Douglas A. Campbell, professor of New Testament at Duke Divinity School, has written a biography of Paul based entirely on the apostle’s letters that challenges prejudicial assumptions about their chronology, authorship, and historical context. The book was published by Eerdmans earlier this month.

In Framing Paul: An Epistolary Biography, Campbell solves what has previously been thought to be an impossible puzzle—deriving an account of Paul’s life and letters based solely on data found in the letters. In the resulting analysis, Campbell also argues that more of the letters are authentic than New Testament scholars usually think, claiming that Ephesians, Colossians, and 2 Thessalonians should be added to the seven letters that are traditionally agreed upon by scholars as being authentic. The seven letters are Romans, 1 and 2 Corinthians, Galatians, Philippians, 1 Thessalonians, and Philemon.

Campbell also proves that two of these letters, 1 and 2 Thessalonians, were written much earlier than was previously suggested by scholars—about 40 A.D.—while the rest were written considerably earlier than had been supposed—from 50 through 52 A.D. This supports the suggestion that Paul was active as a missionary, traveling and evangelizing around the Aegean sea perhaps as many as 10 years earlier (from the late 30s A.D. onward) than was previously thought, which Campbell describes as astonishing if the Easter events took place in Judea in just 30 A.D.

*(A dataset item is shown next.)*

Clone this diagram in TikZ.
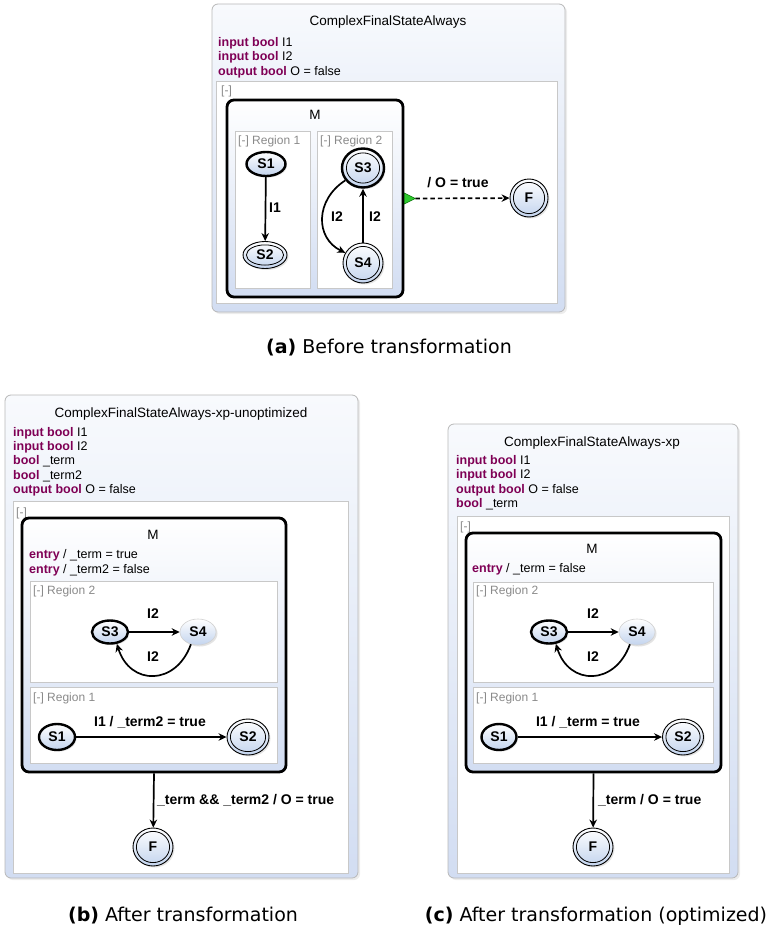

“All academic scholars have to make judgments about how to frame Paul,” Campbell says. “We all tend to make prejudicial assumptions and throw out some of the letters because we don’t like them. I wanted to go back and clear away the bad argumentation, and ask ourselves what’s really going on here—to recover what Paul was actually saying.”

Campbell, the author of The Deliverance of God: An Apocalyptic Rereading of Justification in Paul, has been a faculty member at the Divinity School since 2003. A book of essays analyzing Campbell’s scholarship on Paul was published earlier this year and titled Beyond Old and New Perspectives on Paul: Reflections on the Work of Douglas Campbell.